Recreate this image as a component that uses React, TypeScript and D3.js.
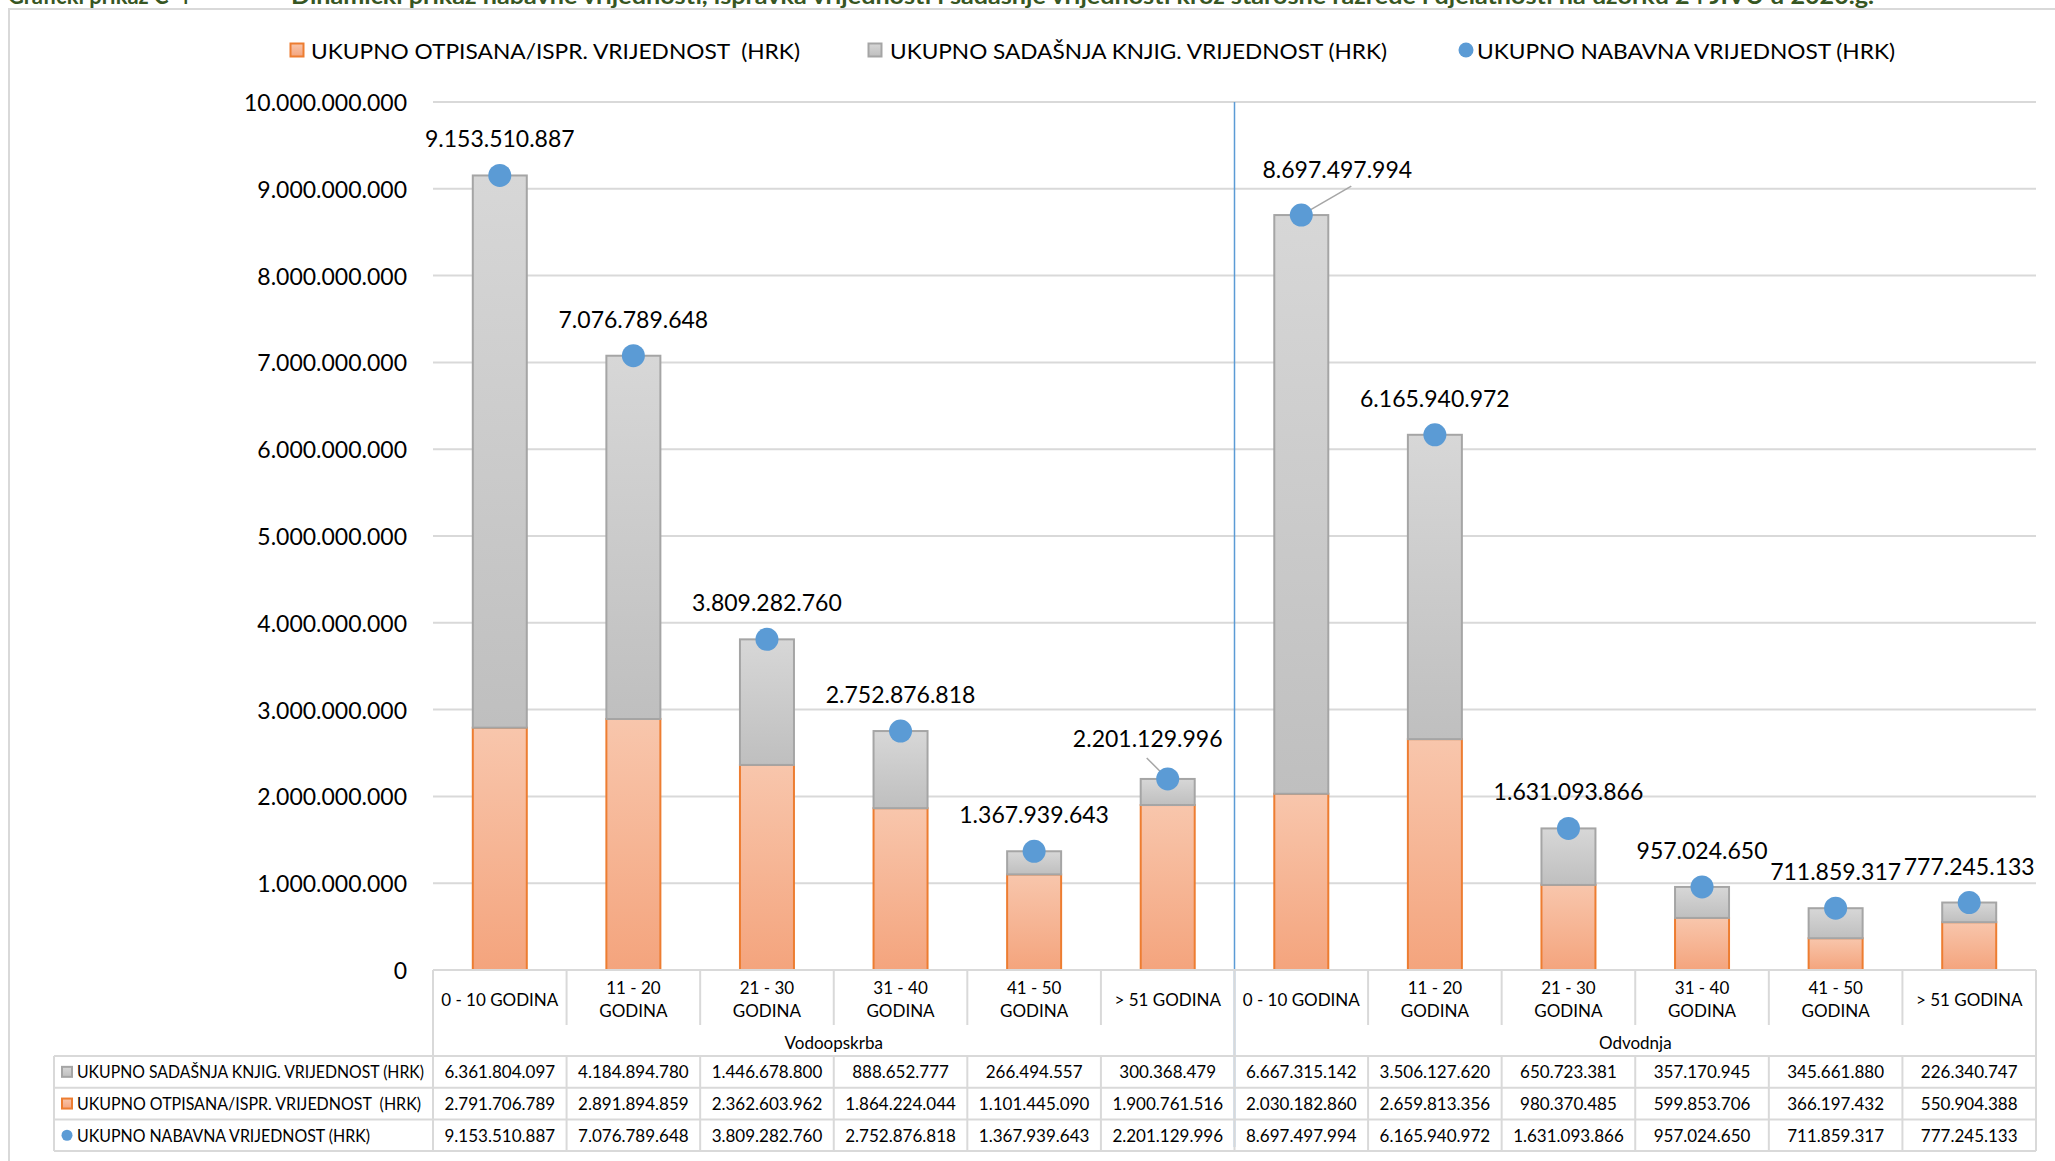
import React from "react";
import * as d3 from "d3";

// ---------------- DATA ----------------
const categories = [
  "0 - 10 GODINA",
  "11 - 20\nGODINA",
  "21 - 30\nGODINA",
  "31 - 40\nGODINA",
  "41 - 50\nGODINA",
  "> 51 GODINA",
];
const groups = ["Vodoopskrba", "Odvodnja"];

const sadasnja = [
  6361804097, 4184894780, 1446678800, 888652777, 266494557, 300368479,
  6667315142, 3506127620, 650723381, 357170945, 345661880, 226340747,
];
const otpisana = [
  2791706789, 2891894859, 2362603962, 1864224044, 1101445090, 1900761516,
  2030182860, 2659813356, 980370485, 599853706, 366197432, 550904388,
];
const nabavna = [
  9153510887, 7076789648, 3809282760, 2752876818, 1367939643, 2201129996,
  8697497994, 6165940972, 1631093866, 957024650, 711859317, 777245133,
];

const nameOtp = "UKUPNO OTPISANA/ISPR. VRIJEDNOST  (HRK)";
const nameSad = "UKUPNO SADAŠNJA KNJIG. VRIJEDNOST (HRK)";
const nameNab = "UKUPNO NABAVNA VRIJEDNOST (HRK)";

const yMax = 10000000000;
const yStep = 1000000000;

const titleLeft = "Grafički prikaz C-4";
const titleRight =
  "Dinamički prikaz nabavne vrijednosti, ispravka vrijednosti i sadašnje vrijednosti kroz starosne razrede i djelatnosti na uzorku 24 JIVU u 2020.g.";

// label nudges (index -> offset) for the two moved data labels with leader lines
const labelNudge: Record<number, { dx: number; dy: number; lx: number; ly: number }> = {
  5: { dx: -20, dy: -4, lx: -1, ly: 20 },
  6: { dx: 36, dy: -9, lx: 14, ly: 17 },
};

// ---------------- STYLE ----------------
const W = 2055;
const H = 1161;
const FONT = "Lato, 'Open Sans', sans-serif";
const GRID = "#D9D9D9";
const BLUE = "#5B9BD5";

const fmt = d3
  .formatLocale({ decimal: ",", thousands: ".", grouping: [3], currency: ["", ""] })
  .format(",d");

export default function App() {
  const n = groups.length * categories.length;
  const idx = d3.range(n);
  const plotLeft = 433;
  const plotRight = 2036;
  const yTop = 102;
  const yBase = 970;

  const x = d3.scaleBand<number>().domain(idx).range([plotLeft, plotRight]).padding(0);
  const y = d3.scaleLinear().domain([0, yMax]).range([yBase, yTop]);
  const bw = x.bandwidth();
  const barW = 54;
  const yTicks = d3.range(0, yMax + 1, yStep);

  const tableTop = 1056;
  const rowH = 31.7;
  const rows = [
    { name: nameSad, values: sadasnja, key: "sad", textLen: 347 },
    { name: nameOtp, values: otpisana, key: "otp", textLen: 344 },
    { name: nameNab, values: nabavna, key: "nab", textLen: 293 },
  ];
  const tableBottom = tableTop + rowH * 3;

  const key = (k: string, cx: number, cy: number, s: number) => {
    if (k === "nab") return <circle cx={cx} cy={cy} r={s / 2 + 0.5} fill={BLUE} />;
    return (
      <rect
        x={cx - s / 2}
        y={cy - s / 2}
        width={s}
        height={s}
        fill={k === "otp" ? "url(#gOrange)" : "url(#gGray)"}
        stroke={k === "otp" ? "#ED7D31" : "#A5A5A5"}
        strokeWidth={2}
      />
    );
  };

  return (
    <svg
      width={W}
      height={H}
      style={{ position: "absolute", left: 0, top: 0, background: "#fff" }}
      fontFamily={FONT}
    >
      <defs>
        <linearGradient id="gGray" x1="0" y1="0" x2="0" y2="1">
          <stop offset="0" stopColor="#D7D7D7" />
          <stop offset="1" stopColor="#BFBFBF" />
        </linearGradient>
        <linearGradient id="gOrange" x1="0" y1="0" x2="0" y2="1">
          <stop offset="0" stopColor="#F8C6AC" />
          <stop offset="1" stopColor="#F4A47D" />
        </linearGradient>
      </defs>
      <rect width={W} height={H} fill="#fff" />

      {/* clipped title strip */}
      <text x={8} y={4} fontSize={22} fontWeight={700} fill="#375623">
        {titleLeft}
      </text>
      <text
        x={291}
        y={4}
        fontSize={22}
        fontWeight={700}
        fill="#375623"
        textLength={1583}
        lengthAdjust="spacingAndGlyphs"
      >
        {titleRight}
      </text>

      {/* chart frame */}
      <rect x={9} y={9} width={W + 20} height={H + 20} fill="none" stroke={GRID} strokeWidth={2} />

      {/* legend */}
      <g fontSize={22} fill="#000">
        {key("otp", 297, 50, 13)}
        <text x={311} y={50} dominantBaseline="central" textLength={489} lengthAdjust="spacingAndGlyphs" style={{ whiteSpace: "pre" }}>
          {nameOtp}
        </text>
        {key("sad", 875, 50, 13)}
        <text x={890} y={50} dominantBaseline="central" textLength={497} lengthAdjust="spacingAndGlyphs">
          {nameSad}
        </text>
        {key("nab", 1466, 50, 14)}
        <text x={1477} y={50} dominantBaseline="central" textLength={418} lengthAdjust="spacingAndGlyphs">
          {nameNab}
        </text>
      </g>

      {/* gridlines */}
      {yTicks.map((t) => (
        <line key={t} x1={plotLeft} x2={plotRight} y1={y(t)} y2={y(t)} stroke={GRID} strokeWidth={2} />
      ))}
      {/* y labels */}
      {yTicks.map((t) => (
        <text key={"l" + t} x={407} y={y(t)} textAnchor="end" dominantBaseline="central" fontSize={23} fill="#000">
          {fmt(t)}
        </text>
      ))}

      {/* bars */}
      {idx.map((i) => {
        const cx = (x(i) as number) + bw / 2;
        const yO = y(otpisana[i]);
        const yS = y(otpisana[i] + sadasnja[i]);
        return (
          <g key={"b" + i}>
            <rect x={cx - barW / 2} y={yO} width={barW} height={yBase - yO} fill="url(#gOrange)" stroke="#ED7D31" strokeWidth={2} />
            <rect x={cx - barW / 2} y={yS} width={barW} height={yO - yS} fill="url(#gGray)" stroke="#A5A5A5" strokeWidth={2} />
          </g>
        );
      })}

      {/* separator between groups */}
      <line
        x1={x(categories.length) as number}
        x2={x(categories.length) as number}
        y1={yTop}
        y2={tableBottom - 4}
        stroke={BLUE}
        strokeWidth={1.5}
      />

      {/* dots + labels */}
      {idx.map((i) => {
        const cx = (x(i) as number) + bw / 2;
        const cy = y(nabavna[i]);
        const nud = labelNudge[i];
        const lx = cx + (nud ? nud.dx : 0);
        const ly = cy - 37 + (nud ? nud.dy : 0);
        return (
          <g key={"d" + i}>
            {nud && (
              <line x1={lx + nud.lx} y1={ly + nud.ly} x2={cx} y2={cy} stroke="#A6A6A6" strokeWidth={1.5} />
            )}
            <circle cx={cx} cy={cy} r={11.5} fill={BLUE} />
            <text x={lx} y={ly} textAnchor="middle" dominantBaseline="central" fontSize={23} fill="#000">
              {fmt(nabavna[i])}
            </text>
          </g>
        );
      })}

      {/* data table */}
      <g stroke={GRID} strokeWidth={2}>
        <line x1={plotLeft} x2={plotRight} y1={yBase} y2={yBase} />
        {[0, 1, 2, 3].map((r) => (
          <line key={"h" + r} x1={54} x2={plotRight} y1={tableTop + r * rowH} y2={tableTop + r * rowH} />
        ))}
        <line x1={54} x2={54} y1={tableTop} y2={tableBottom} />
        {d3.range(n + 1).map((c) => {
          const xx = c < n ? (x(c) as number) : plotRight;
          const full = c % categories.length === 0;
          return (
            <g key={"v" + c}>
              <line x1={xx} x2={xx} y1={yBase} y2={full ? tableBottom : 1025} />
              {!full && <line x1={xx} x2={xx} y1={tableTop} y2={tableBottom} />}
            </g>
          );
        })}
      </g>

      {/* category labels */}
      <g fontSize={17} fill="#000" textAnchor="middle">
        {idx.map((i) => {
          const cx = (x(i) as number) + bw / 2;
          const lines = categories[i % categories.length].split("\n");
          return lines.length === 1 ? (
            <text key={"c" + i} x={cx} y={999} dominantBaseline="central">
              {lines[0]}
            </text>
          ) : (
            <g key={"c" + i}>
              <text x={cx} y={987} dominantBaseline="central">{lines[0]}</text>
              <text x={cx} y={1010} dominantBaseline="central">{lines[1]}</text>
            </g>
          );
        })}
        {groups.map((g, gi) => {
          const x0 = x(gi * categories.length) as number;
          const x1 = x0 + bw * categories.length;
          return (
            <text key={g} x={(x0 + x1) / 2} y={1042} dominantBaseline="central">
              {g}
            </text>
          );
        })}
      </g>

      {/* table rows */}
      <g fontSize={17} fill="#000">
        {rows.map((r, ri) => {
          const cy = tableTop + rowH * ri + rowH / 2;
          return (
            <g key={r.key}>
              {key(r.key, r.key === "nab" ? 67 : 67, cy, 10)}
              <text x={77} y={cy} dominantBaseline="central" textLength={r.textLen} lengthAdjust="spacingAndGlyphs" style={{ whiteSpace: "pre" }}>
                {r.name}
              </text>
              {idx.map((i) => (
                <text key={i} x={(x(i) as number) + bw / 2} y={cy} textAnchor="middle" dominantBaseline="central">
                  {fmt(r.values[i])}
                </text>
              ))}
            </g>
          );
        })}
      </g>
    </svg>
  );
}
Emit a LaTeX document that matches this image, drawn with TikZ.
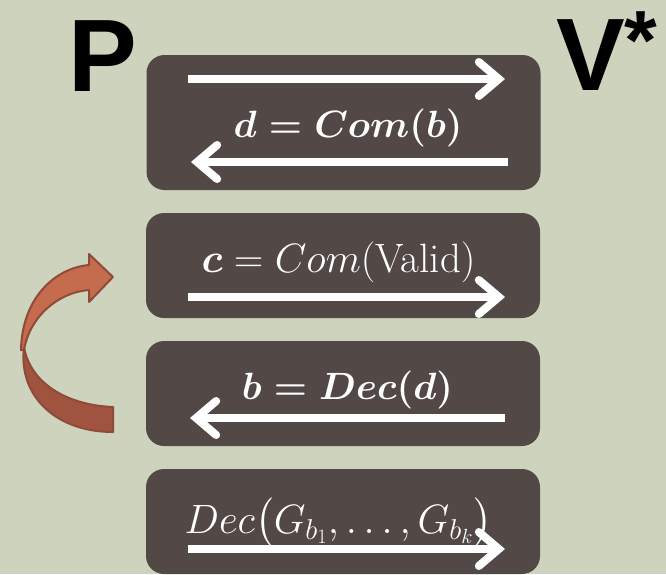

********

Exercise task. Restate each line from the start of the listing through the line bearing "const yTicks = d3.range(0, yMax" word for word. Drop the pictures.

Reply.
Recreate this image as a component that uses React, TypeScript and D3.js.
import React from "react";
import * as d3 from "d3";

// ---------------- DATA ----------------
const categories = [
  "0 - 10 GODINA",
  "11 - 20\nGODINA",
  "21 - 30\nGODINA",
  "31 - 40\nGODINA",
  "41 - 50\nGODINA",
  "> 51 GODINA",
];
const groups = ["Vodoopskrba", "Odvodnja"];

const sadasnja = [
  6361804097, 4184894780, 1446678800, 888652777, 266494557, 300368479,
  6667315142, 3506127620, 650723381, 357170945, 345661880, 226340747,
];
const otpisana = [
  2791706789, 2891894859, 2362603962, 1864224044, 1101445090, 1900761516,
  2030182860, 2659813356, 980370485, 599853706, 366197432, 550904388,
];
const nabavna = [
  9153510887, 7076789648, 3809282760, 2752876818, 1367939643, 2201129996,
  8697497994, 6165940972, 1631093866, 957024650, 711859317, 777245133,
];

const nameOtp = "UKUPNO OTPISANA/ISPR. VRIJEDNOST  (HRK)";
const nameSad = "UKUPNO SADAŠNJA KNJIG. VRIJEDNOST (HRK)";
const nameNab = "UKUPNO NABAVNA VRIJEDNOST (HRK)";

const yMax = 10000000000;
const yStep = 1000000000;

const titleLeft = "Grafički prikaz C-4";
const titleRight =
  "Dinamički prikaz nabavne vrijednosti, ispravka vrijednosti i sadašnje vrijednosti kroz starosne razrede i djelatnosti na uzorku 24 JIVU u 2020.g.";

// label nudges (index -> offset) for the two moved data labels with leader lines
const labelNudge: Record<number, { dx: number; dy: number; lx: number; ly: number }> = {
  5: { dx: -20, dy: -4, lx: -1, ly: 20 },
  6: { dx: 36, dy: -9, lx: 14, ly: 17 },
};

// ---------------- STYLE ----------------
const W = 2055;
const H = 1161;
const FONT = "Lato, 'Open Sans', sans-serif";
const GRID = "#D9D9D9";
const BLUE = "#5B9BD5";

const fmt = d3
  .formatLocale({ decimal: ",", thousands: ".", grouping: [3], currency: ["", ""] })
  .format(",d");

export default function App() {
  const n = groups.length * categories.length;
  const idx = d3.range(n);
  const plotLeft = 433;
  const plotRight = 2036;
  const yTop = 102;
  const yBase = 970;

  const x = d3.scaleBand<number>().domain(idx).range([plotLeft, plotRight]).padding(0);
  const y = d3.scaleLinear().domain([0, yMax]).range([yBase, yTop]);
  const bw = x.bandwidth();
  const barW = 54;
  const yTicks = d3.range(0, yMax + 1, yStep);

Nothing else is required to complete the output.